Closer to home, I was searching the streets yesterday for any restaurant serving food. There were a few shops here and there that were open, but no restaurants on the street. I started scanning the rooftops from the street and noticed one place with what looked to be a couple of tourists seated. I found the back stairs and sure enough it was open.

I took a seat near the rail so I could have a view of the street. A few minutes later, a mob of young men yelling slogans in Nepali came up the street, slamming doors and screaming at any shop owners who were open. The waiters ran over and made me, and the other customers move away from the rail where we could not be seen from the street.

Eventually the mob continued on its way, and nothing happened to the restaurant. By nightfall the strike was over, and businesses started opening as usual. This morning I found out that another strike is set for Wednesday.

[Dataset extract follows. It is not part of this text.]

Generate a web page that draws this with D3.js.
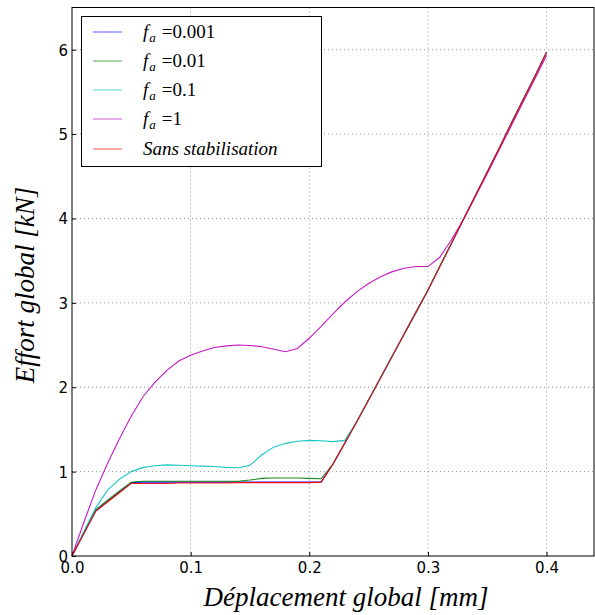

I certainly don’t claim to know everything about the situation, or the goals of the Maoists here, but they seem to be doing more harm than good. Every time they call a strike to oppose the government, they just hurt the public. The police and military still function, but the local shop owners are forced to close their businesses for the day. It makes no sense to me.

Well enough politics. I’m moving on, flying to Thailand for the holidays, leaving Friday (as long as the Maoists don’t shut down the airport, as they’ve been known to do). Unfortunately I never made it to Everest Base Camp, so it’ll have to wait until I return to Nepal next year. For now, my plan is to spend a few weeks in Thailand, then fly to India to start the next big portion of the trip.